You get a lot of people who feel that Helvetica makes everything better and Comic Sans is the typeface of the devil. Here are two designs that follow different philosophies… one based on flat design and Helvetica and one based on a more dimensional design and Comic Sans. I asked my two-year old (who would be the target audience) which he liked better… guess which he chose? Everything has its place. It is vital to consider the tastes of the audience.
Whether it be typefaces, copywriting, or design style, it is all a question of context.
(Note: these weren’t done for a client… they are quick and dirty designs for illustrative purposes. Although I do like the bear).
That’s what advertising is about. It is about telling a story. A story of boy has a problem, girl has the solution. Boy meets girl and she solves his problem.
Substitute boy with your target audience and girl with your company and you have an ad.

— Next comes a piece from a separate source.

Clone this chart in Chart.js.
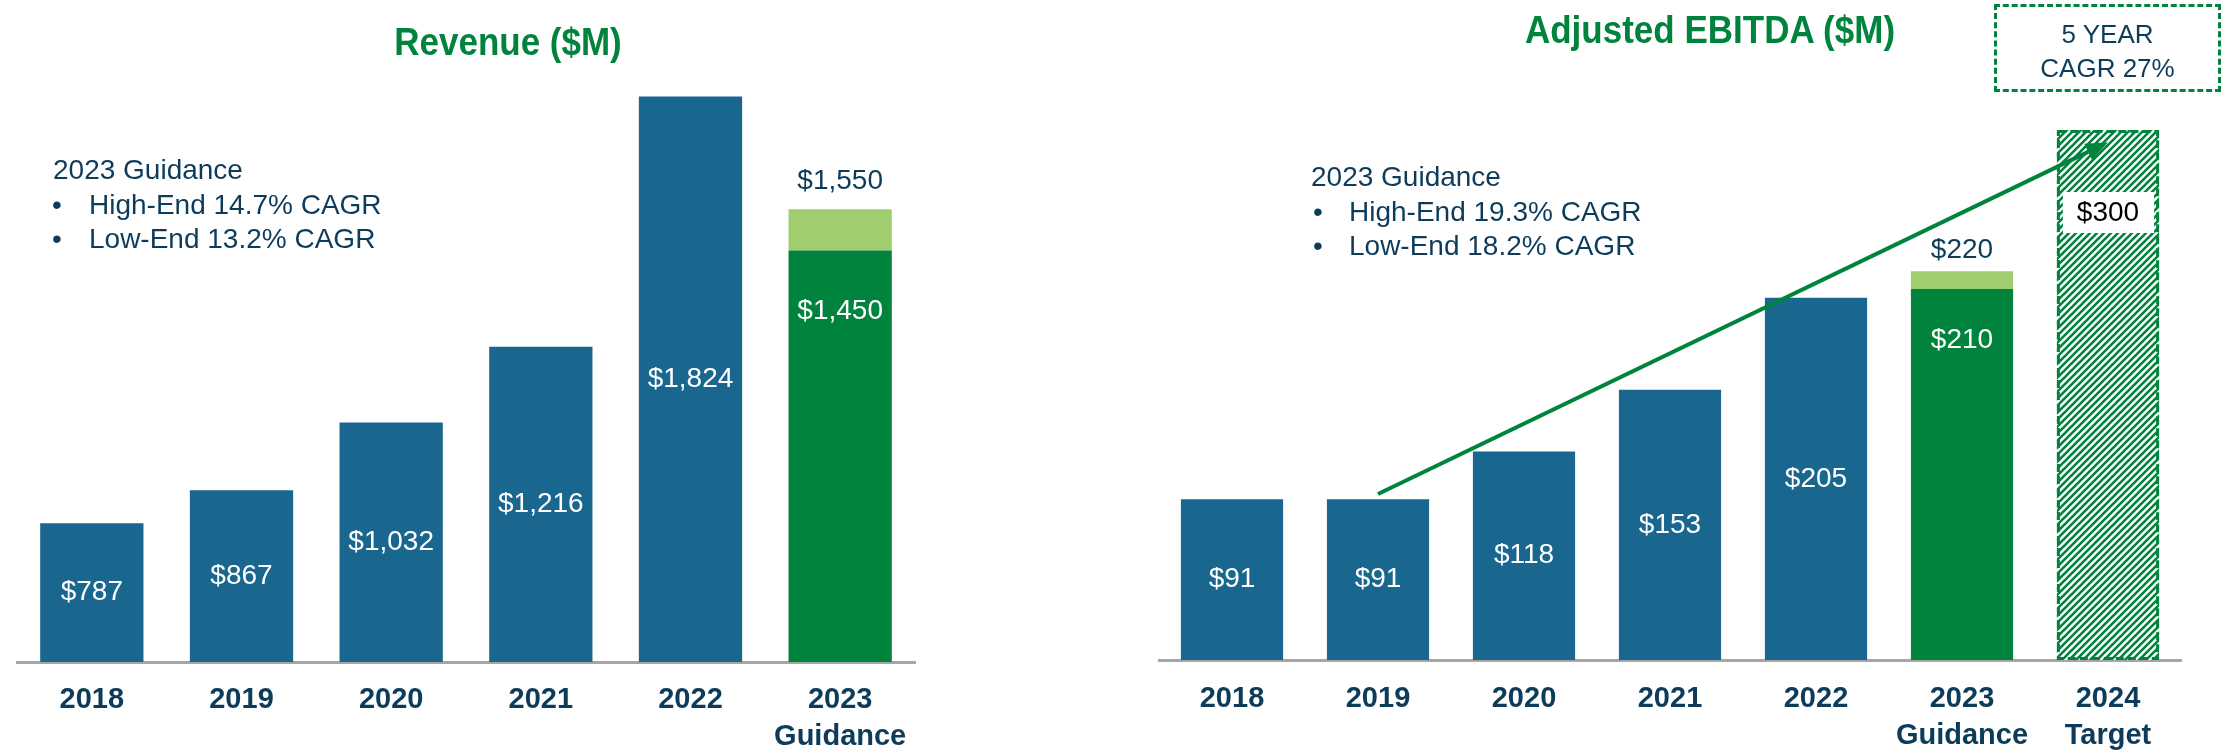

You are trying to convince your target audience that your product or service is the very thing they need to solve their problem or meet their need. It is as simple as that. If you don’t engage your target by making them empathize with the story, you aren’t engaging them. A list of your product’s benefits simply isn’t enough. It won’t compel your audience to put themselves in a position that makes them want to come to you. People are convinced to act based on need or perceived need. If you can’t make them feel that conviction, that need to have a problem solved, then you have probably failed to get a customer.
And without your customers you don’t live happily ever after.